• SUPPLIED INFORMATION

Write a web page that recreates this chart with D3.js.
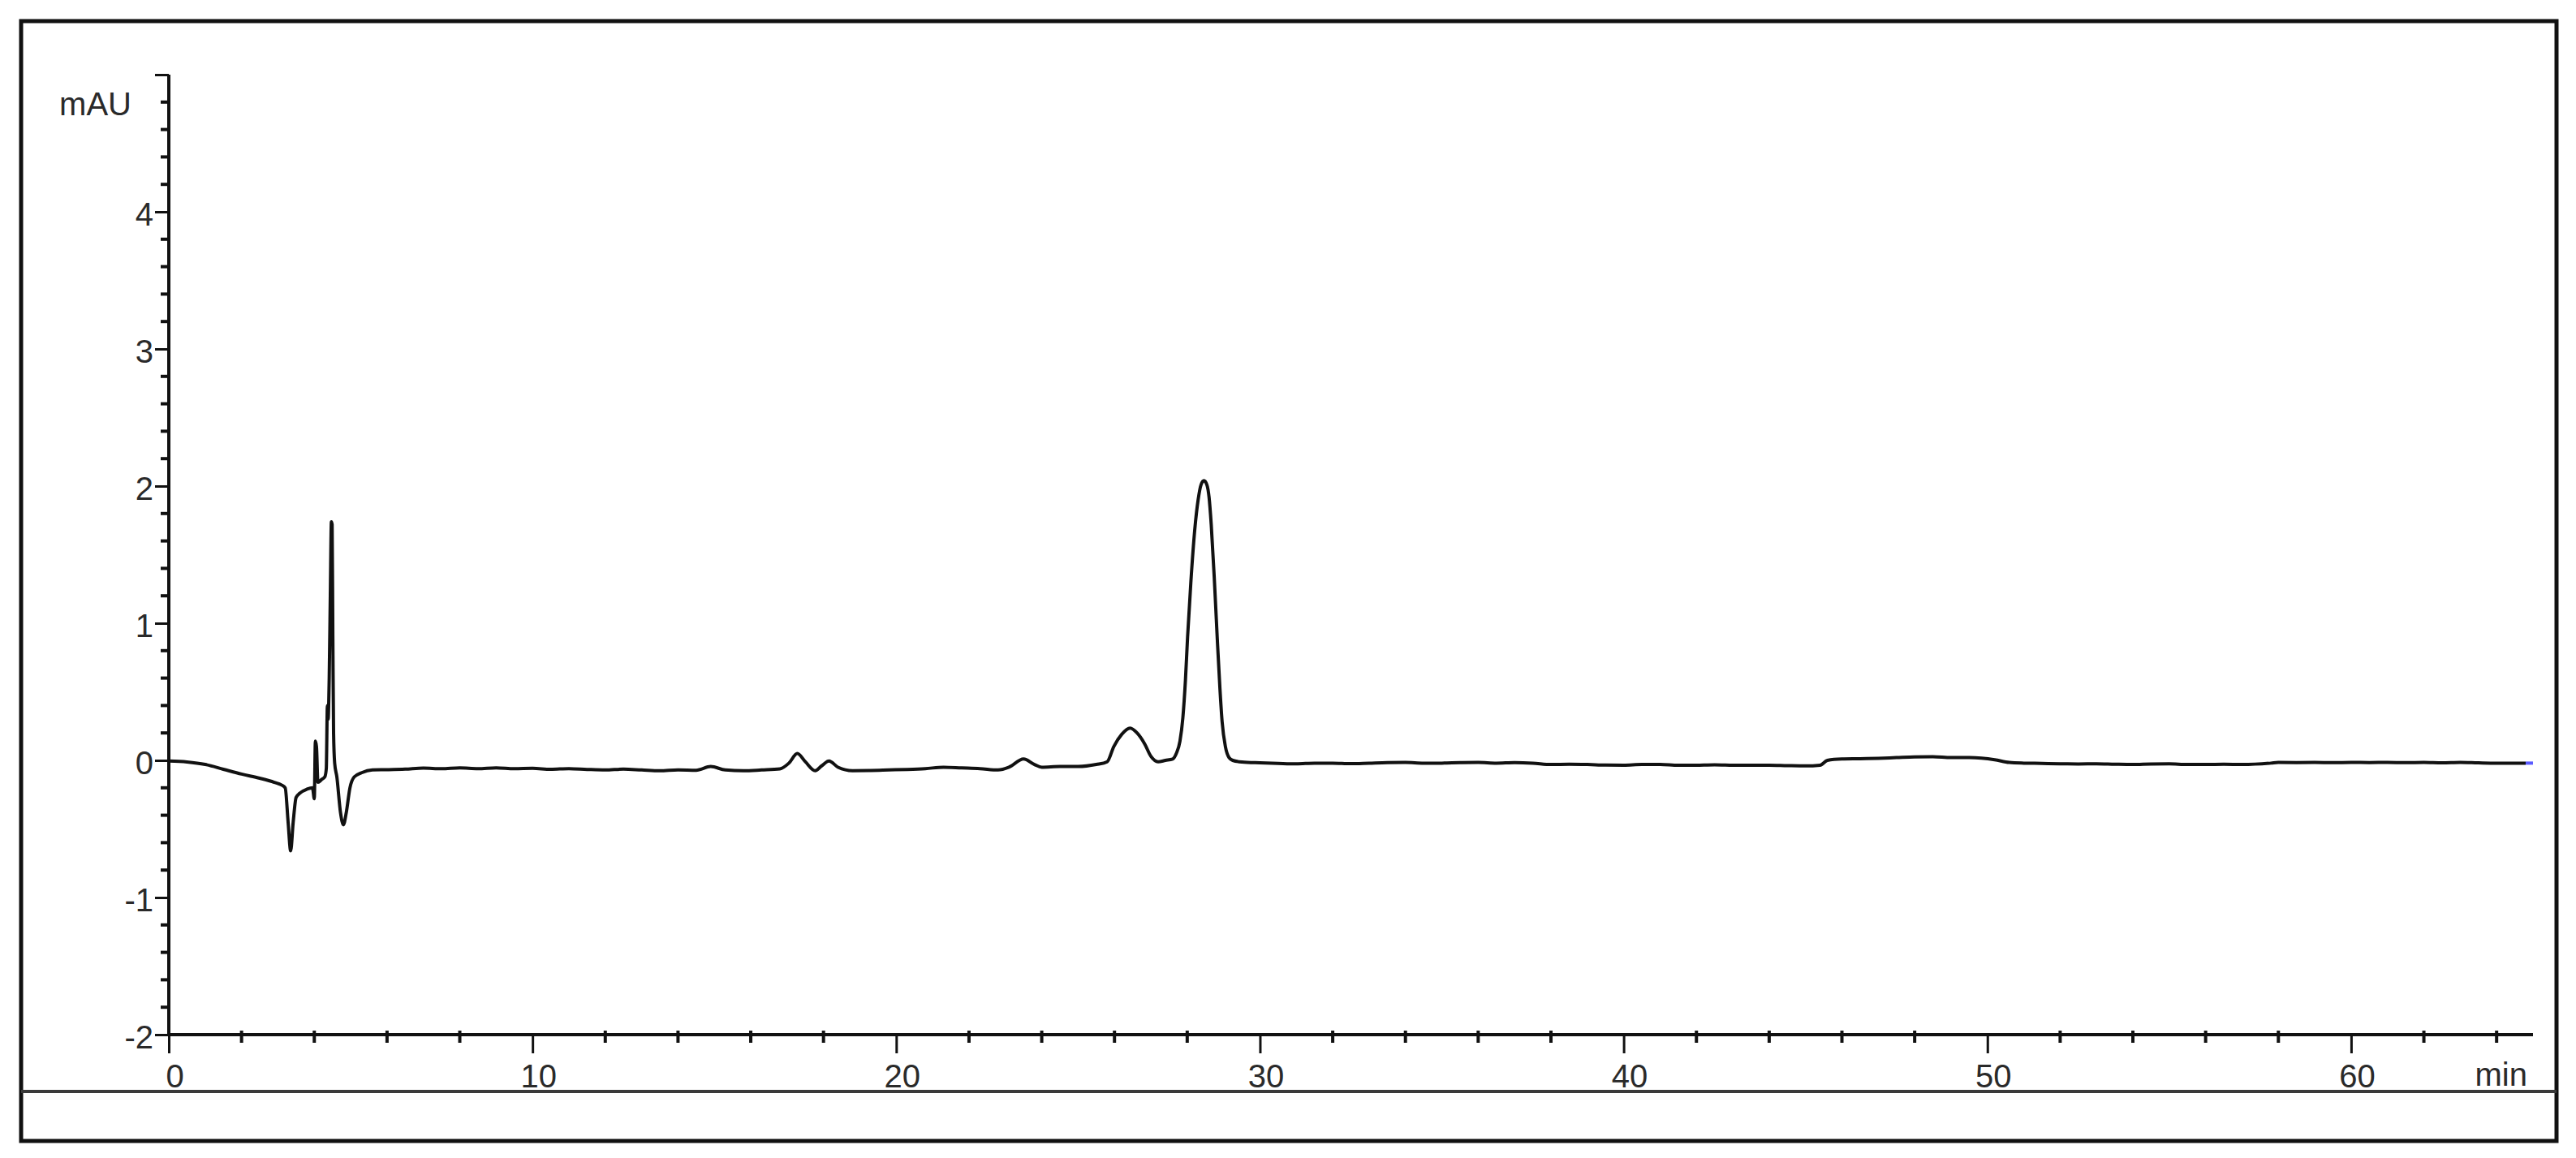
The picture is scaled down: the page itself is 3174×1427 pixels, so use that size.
<!DOCTYPE html>
<html>
<head>
<meta charset="utf-8">
<script src="https://cdn.jsdelivr.net/npm/d3@7/dist/d3.min.js"></script>
<style>
  html, body { margin: 0; padding: 0; background: #ffffff; }
  svg { display: block; }
  text { font-family: "Liberation Sans", Arial, sans-serif; fill: #2a2a2a; }
</style>
</head>
<body>
<svg id="chart" width="3174" height="1427"></svg>
<script>
// ---- data ----
const timeMin = [
  0.0, 0.5, 1.0, 1.5, 2.0, 2.5, 2.9, 3.1, 3.2, 3.28, 3.35, 3.42, 3.5, 3.6, 3.8, 3.95,
  4.0, 4.03, 4.06, 4.1, 4.2, 4.29, 4.33, 4.36, 4.38, 4.41, 4.44, 4.47, 4.49, 4.51, 4.53, 4.56,
  4.62, 4.72, 4.8, 4.88, 4.98, 5.1, 5.3, 5.6, 6.0, 6.5, 7.0, 7.5, 8.0, 8.5, 9.0, 9.5,
  10.0, 10.5, 11.0, 11.5, 12.0, 12.5, 13.0, 13.5, 14.0, 14.5, 14.9, 15.3, 15.8, 16.3,
  16.8, 17.05, 17.28, 17.5, 17.77, 17.95, 18.15, 18.4, 18.8, 19.3, 19.8, 20.3, 20.8,
  21.3, 21.8, 22.3, 22.8, 23.1, 23.5, 23.8, 24.0, 24.5, 25.0, 25.5, 25.8, 25.98, 26.2,
  26.43, 26.62, 26.83, 27.0, 27.2, 27.4, 27.6, 27.7, 27.8, 27.88, 27.95, 28.01, 28.1, 28.21,
  28.3, 28.38, 28.46, 28.54, 28.6, 28.66, 28.74, 28.82, 28.9, 28.96, 29.05, 29.15, 29.25,
  29.5, 30.0, 30.5, 31.0, 31.5, 32.0, 32.5, 33.0,
  33.5, 34.0, 34.5, 35.0, 35.5, 36.0, 36.5, 37.0, 37.5, 38.0, 38.5, 39.0, 39.5, 40.0,
  40.5, 41.0, 41.5, 42.0, 42.5, 43.0, 43.5, 44.0, 44.5, 45.0, 45.4, 45.6, 46.0, 46.5,
  47.0, 47.5, 48.0, 48.5, 49.0, 49.5, 50.2, 50.6, 51.0, 51.5, 52.0, 52.5, 53.0, 53.5,
  54.0, 54.5, 55.0, 55.5, 56.0, 56.5, 57.0, 57.8, 58.0, 58.5, 59.0, 59.5, 60.0, 60.5,
  61.0, 61.5, 62.0, 62.5, 63.0, 63.5, 64.0, 64.4, 64.8, 65.0
];
const absorbance = [
  -0.005, -0.012, -0.03, -0.065, -0.1, -0.13, -0.16, -0.18, -0.2, -0.45, -0.66, -0.45, -0.27, -0.24, -0.21, -0.2,
  -0.28, 0.14, 0.1, -0.16, -0.14, -0.12, -0.06, 0.4, 0.3, 0.6, 1.2, 1.74, 1.72, 0.9, 0.2, -0.02,
  -0.12, -0.38, -0.47, -0.38, -0.2, -0.12, -0.09, -0.07, -0.068, -0.064, -0.056, -0.061, -0.055, -0.06, -0.054, -0.06,
  -0.058, -0.065, -0.06, -0.066, -0.07, -0.064, -0.07, -0.076, -0.07, -0.072, -0.045, -0.07, -0.076, -0.07,
  -0.062, -0.02, 0.05, -0.01, -0.075, -0.04, -0.005, -0.05, -0.075, -0.074, -0.07, -0.066, -0.06,
  -0.05, -0.055, -0.06, -0.07, -0.05, 0.01, -0.03, -0.05, -0.045, -0.045, -0.03, -0.01, 0.1, 0.19,
  0.235, 0.2, 0.12, 0.03, -0.01, 0.0, 0.01, 0.05, 0.14, 0.31, 0.58, 0.9, 1.3, 1.69,
  1.9, 2.01, 2.04, 2.01, 1.92, 1.72, 1.35, 0.92, 0.52, 0.28, 0.1, 0.02, 0.0,
  -0.012, -0.018, -0.022, -0.025, -0.02, -0.02, -0.024, -0.02,
  -0.016, -0.015, -0.02, -0.02, -0.016, -0.015, -0.02, -0.016, -0.02, -0.03, -0.028, -0.03, -0.034, -0.035,
  -0.03, -0.03, -0.036, -0.035, -0.032, -0.035, -0.036, -0.035, -0.038, -0.04, -0.035, 0.0, 0.01, 0.012,
  0.015, 0.02, 0.025, 0.026, 0.02, 0.02, 0.005, -0.015, -0.02, -0.022, -0.025, -0.026, -0.025, -0.028,
  -0.03, -0.026, -0.025, -0.03, -0.03, -0.028, -0.03, -0.02, -0.015, -0.016, -0.015, -0.017, -0.015, -0.016,
  -0.015, -0.017, -0.015, -0.018, -0.015, -0.018, -0.02, -0.02, -0.02, -0.02
];
const xMajorTicks = [0, 10, 20, 30, 40, 50, 60];
const xTickLabels = ["0", "10", "20", "30", "40", "50", "60"];
const yMajorTicks = [-2, -1, 0, 1, 2, 3, 4];
const yTickLabels = ["-2", "-1", "0", "1", "2", "3", "4"];
const xUnit = "min";
const yUnit = "mAU";

// ---- layout ----
const svg = d3.select("#chart");
const x = d3.scaleLinear().domain([0, 65]).range([208, 3121]);
const y = d3.scaleLinear().domain([-2, 5]).range([1275, 92]);

// outer frame and footer divider
svg.append("rect").attr("x", 26).attr("y", 26).attr("width", 3124).attr("height", 1380)
  .attr("fill", "none").attr("stroke", "#111").attr("stroke-width", 5);
svg.append("line").attr("x1", 26).attr("x2", 3150).attr("y1", 1345).attr("y2", 1345)
  .attr("stroke", "#3a3a3a").attr("stroke-width", 4);

// y axis
const yAxis = d3.axisLeft(y).tickValues(yMajorTicks.concat([5]))
  .tickSize(17).tickPadding(2)
  .tickFormat(d => { const i = yMajorTicks.indexOf(d); return i >= 0 ? yTickLabels[i] : ""; });
const gy = svg.append("g").attr("transform", "translate(208,0)").call(yAxis);
gy.select(".domain").attr("stroke", "#111").attr("stroke-width", 4).attr("d", `M0,${y(5)}V${y(-2)}`);
gy.selectAll(".tick line").attr("stroke", "#111").attr("stroke-width", 3);
gy.selectAll(".tick text").attr("font-size", 40).attr("dy", "0.42em").attr("fill", "#2a2a2a")
  .attr("font-family", "'Liberation Sans', Arial, sans-serif");

// y minor ticks (every 0.2)
const yMinor = d3.range(-2, 5.0001, 0.2).filter(v => Math.abs(v - Math.round(v)) > 1e-6);
svg.append("g").selectAll("line").data(yMinor).join("line")
  .attr("x1", 198).attr("x2", 209).attr("y1", d => y(d)).attr("y2", d => y(d))
  .attr("stroke", "#111").attr("stroke-width", 4);

// x axis
const xAxis = d3.axisBottom(x).tickValues(xMajorTicks).tickSize(23).tickPadding(14)
  .tickFormat((d, i) => xTickLabels[i]);
const gx = svg.append("g").attr("transform", `translate(0,${y(-2)})`).call(xAxis);
gx.select(".domain").attr("stroke", "#111").attr("stroke-width", 4).attr("d", `M${x(0)},0H${x(65)}`);
gx.selectAll(".tick line").attr("stroke", "#111").attr("stroke-width", 3);
gx.selectAll(".tick text").attr("font-size", 40).attr("dx", 7).attr("fill", "#2a2a2a")
  .attr("font-family", "'Liberation Sans', Arial, sans-serif");

// x minor ticks (every 2 min)
const xMinor = d3.range(0, 65, 2).filter(v => v % 10 !== 0);
svg.append("g").selectAll("line").data(xMinor).join("line")
  .attr("x1", d => x(d)).attr("x2", d => x(d)).attr("y1", y(-2) - 5).attr("y2", y(-2) + 10)
  .attr("stroke", "#111").attr("stroke-width", 4);

// unit labels
svg.append("text").attr("x", 162).attr("y", 142).attr("text-anchor", "end")
  .attr("font-size", 40).text(yUnit);
svg.append("text").attr("x", 3114).attr("y", 1338).attr("text-anchor", "end")
  .attr("font-size", 40).text(xUnit);

// trace
const pts = timeMin.map((t, i) => [t, absorbance[i]]);
const line = d3.line().x(d => x(d[0])).y(d => y(d[1])).curve(d3.curveMonotoneX);
svg.append("path").datum(pts.slice(0, pts.length - 1)).attr("d", line)
  .attr("fill", "none").attr("stroke", "#111").attr("stroke-width", 4)
  .attr("stroke-linejoin", "round");
svg.append("path").datum(pts.slice(pts.length - 2)).attr("d", line)
  .attr("fill", "none").attr("stroke", "#5b5bff").attr("stroke-width", 4);
</script>
</body>
</html>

• EXERCISE REQUIREMENTS
Only the number is wanted: how many lines in the data include the string "that"?

• ANSWER TO THIS PROBLEM
2